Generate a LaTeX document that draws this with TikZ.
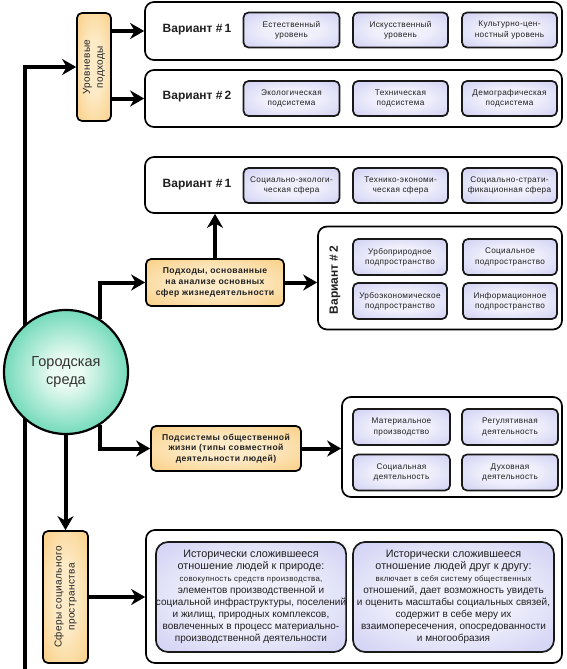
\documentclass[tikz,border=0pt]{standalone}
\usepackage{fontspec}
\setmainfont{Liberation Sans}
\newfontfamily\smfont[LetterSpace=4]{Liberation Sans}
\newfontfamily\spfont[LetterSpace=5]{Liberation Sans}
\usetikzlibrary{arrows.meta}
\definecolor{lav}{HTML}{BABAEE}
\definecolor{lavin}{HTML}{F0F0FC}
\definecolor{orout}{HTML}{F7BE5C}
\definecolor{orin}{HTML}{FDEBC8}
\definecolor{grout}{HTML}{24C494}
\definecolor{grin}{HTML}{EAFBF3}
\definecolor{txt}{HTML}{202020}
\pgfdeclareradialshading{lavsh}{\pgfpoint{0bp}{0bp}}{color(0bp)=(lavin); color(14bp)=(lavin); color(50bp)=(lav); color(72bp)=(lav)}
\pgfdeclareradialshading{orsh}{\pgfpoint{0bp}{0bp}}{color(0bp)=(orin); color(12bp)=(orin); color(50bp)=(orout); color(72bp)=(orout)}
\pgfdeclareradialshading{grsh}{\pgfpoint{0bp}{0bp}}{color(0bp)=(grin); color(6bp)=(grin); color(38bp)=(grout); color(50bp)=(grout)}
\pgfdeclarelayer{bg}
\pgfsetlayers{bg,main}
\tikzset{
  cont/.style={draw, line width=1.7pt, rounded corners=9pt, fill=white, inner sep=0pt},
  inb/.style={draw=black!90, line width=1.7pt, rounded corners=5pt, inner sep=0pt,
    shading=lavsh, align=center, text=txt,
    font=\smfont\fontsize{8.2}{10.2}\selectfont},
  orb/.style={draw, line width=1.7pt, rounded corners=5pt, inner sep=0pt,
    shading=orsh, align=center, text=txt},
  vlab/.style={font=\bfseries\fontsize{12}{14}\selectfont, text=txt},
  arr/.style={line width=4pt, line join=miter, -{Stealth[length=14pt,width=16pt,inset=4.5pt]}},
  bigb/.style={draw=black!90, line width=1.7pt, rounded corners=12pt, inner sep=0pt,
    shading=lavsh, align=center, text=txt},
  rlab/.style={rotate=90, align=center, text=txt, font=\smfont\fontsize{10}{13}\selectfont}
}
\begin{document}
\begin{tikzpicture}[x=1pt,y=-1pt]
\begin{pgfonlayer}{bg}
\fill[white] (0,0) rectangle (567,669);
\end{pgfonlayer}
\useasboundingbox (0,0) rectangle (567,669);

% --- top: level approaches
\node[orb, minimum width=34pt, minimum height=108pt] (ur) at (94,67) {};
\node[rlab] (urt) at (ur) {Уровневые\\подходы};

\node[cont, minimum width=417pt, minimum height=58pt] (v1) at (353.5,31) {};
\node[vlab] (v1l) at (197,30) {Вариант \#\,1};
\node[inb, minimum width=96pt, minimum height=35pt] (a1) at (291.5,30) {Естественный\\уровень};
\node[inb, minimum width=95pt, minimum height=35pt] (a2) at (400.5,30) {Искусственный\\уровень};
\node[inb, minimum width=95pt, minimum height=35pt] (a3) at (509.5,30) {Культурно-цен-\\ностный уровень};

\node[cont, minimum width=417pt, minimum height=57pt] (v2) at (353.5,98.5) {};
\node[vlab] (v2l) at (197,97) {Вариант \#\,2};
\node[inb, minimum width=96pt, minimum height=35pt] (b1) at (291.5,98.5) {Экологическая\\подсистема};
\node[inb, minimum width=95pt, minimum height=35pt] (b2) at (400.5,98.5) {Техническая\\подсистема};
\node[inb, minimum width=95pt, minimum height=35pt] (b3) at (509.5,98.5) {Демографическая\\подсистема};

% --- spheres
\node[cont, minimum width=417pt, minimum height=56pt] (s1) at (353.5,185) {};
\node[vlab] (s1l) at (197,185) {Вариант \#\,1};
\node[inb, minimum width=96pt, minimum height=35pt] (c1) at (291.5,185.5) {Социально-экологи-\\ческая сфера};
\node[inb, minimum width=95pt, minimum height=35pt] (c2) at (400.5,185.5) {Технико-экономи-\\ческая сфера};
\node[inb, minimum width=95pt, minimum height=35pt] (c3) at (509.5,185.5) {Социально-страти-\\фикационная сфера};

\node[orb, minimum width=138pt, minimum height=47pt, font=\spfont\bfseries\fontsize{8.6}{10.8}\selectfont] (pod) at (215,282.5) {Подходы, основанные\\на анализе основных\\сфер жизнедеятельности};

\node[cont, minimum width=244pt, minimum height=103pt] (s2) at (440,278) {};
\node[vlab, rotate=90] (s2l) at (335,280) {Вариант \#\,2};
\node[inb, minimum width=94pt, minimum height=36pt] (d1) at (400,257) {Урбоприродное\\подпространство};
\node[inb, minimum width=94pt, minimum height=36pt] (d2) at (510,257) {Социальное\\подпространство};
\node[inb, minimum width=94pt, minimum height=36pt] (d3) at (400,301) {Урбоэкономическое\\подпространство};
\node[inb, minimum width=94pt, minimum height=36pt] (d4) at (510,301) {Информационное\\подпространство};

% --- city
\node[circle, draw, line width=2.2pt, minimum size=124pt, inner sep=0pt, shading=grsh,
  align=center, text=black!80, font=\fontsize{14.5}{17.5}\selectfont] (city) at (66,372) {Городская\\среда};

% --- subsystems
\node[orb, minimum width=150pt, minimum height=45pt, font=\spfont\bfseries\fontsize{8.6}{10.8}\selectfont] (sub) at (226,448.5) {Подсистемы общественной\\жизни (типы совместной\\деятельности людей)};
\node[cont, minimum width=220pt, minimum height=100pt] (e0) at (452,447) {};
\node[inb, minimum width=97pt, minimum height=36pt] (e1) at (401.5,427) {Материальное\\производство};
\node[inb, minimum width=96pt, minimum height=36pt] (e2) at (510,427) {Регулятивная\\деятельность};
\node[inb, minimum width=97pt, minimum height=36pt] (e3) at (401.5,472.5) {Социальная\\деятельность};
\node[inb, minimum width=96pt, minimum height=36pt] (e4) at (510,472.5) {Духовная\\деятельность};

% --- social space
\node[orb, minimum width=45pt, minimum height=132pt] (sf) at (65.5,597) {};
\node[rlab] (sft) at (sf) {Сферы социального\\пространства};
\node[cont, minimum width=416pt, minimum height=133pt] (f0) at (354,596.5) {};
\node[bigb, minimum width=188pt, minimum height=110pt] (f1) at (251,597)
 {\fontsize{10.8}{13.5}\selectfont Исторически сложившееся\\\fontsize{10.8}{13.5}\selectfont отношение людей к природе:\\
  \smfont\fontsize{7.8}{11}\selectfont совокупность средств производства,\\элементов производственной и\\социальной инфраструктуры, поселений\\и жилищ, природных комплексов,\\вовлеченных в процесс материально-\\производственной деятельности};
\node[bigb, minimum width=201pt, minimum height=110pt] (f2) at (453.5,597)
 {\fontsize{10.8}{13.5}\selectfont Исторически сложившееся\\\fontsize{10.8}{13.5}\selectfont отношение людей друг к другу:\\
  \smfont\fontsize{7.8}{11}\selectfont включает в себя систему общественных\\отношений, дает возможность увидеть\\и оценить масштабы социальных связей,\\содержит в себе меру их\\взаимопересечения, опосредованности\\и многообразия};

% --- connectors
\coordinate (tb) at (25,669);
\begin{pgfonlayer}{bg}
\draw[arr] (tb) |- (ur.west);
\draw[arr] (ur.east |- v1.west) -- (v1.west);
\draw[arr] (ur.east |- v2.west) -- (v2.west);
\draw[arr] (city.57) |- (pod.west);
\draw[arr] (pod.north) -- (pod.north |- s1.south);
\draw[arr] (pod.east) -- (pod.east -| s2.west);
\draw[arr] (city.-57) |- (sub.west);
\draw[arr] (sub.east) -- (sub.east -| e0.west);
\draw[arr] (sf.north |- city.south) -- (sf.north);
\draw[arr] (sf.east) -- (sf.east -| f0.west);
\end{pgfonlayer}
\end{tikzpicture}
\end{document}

== What you are asked to do ==
Leave the pictures out and reproduce exactly the lines from the top of the listing above through the line with "(urt) at (ur)".

== Problem solution ==
Generate a LaTeX document that draws this with TikZ.
\documentclass[tikz,border=0pt]{standalone}
\usepackage{fontspec}
\setmainfont{Liberation Sans}
\newfontfamily\smfont[LetterSpace=4]{Liberation Sans}
\newfontfamily\spfont[LetterSpace=5]{Liberation Sans}
\usetikzlibrary{arrows.meta}
\definecolor{lav}{HTML}{BABAEE}
\definecolor{lavin}{HTML}{F0F0FC}
\definecolor{orout}{HTML}{F7BE5C}
\definecolor{orin}{HTML}{FDEBC8}
\definecolor{grout}{HTML}{24C494}
\definecolor{grin}{HTML}{EAFBF3}
\definecolor{txt}{HTML}{202020}
\pgfdeclareradialshading{lavsh}{\pgfpoint{0bp}{0bp}}{color(0bp)=(lavin); color(14bp)=(lavin); color(50bp)=(lav); color(72bp)=(lav)}
\pgfdeclareradialshading{orsh}{\pgfpoint{0bp}{0bp}}{color(0bp)=(orin); color(12bp)=(orin); color(50bp)=(orout); color(72bp)=(orout)}
\pgfdeclareradialshading{grsh}{\pgfpoint{0bp}{0bp}}{color(0bp)=(grin); color(6bp)=(grin); color(38bp)=(grout); color(50bp)=(grout)}
\pgfdeclarelayer{bg}
\pgfsetlayers{bg,main}
\tikzset{
  cont/.style={draw, line width=1.7pt, rounded corners=9pt, fill=white, inner sep=0pt},
  inb/.style={draw=black!90, line width=1.7pt, rounded corners=5pt, inner sep=0pt,
    shading=lavsh, align=center, text=txt,
    font=\smfont\fontsize{8.2}{10.2}\selectfont},
  orb/.style={draw, line width=1.7pt, rounded corners=5pt, inner sep=0pt,
    shading=orsh, align=center, text=txt},
  vlab/.style={font=\bfseries\fontsize{12}{14}\selectfont, text=txt},
  arr/.style={line width=4pt, line join=miter, -{Stealth[length=14pt,width=16pt,inset=4.5pt]}},
  bigb/.style={draw=black!90, line width=1.7pt, rounded corners=12pt, inner sep=0pt,
    shading=lavsh, align=center, text=txt},
  rlab/.style={rotate=90, align=center, text=txt, font=\smfont\fontsize{10}{13}\selectfont}
}
\begin{document}
\begin{tikzpicture}[x=1pt,y=-1pt]
\begin{pgfonlayer}{bg}
\fill[white] (0,0) rectangle (567,669);
\end{pgfonlayer}
\useasboundingbox (0,0) rectangle (567,669);

% --- top: level approaches
\node[orb, minimum width=34pt, minimum height=108pt] (ur) at (94,67) {};
\node[rlab] (urt) at (ur) {Уровневые\\подходы};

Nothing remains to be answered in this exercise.